I am preparing ground to plant roughly 15 different varieties of Christmas trees at the research center. This means I acquired bareroot seedlings from the same distributors that our New Jersey growers are using to plant their fields. I potted them into containers ranging from small 6-inch tap root-promoting pots to large 14-inch-tall thin tree pots. I allowed them to grow in high tunnels under irrigation, shade cloth and with tightly managed nutrient loads. They will be planted in the field early next spring. My goal is to give Christmas tree and nursery growers, master gardeners and the public an opportunity to see all the cool varieties we have available.
County agent Bill Errickson of the Rutgers Cooperative Extension of Monmouth County has been an excellent co-principal investigator and integral to this work. He plans to install similar demonstration trials in the Rutgers research plots in Cream Ridge, so we can show more growers and compare our research findings.

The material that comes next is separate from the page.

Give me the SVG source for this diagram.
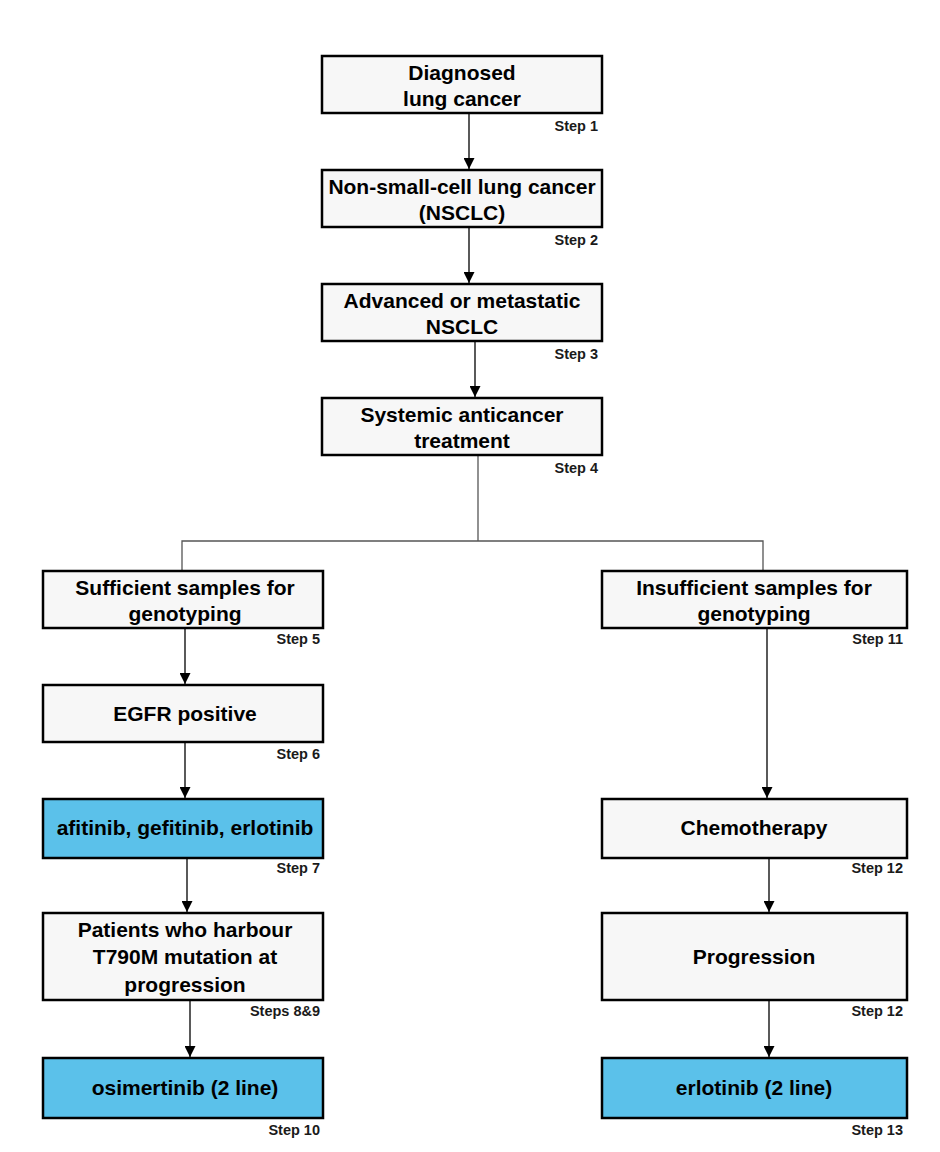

Why do you do what you do?
My first experience with an agricultural agent was when I was helping on my best friend’s farm, and he was dealing with a season-crippling bacterial issue on his tomatoes. A Rutgers Cooperative Extension agent, the late Ray Samulis, came to visit and help mitigate the problem. Since then, I have been hooked on the idea of leveraging science to help our nation’s most important businesses and families: our farmers.
Are there additional resources, should a person want to find a tree farm in New Jersey or start a farm?
For more information, visit the New Jersey Christmas Tree Growers Association website and use their “Find a Farm” tool that allows a search by county. For a more detailed discussion, listen to our Rutgers Ask the Agent Christmas Tree podcast.
If you are a grower or interested in becoming one, contact the NJ Christmas Tree Growers Association. Additionally, we started a new Christmas Tree Edition of the Rutgers Plant and Pest Advisory that will continue to provide up-to-date information on pests, diseases, and agriculture-related information and updates.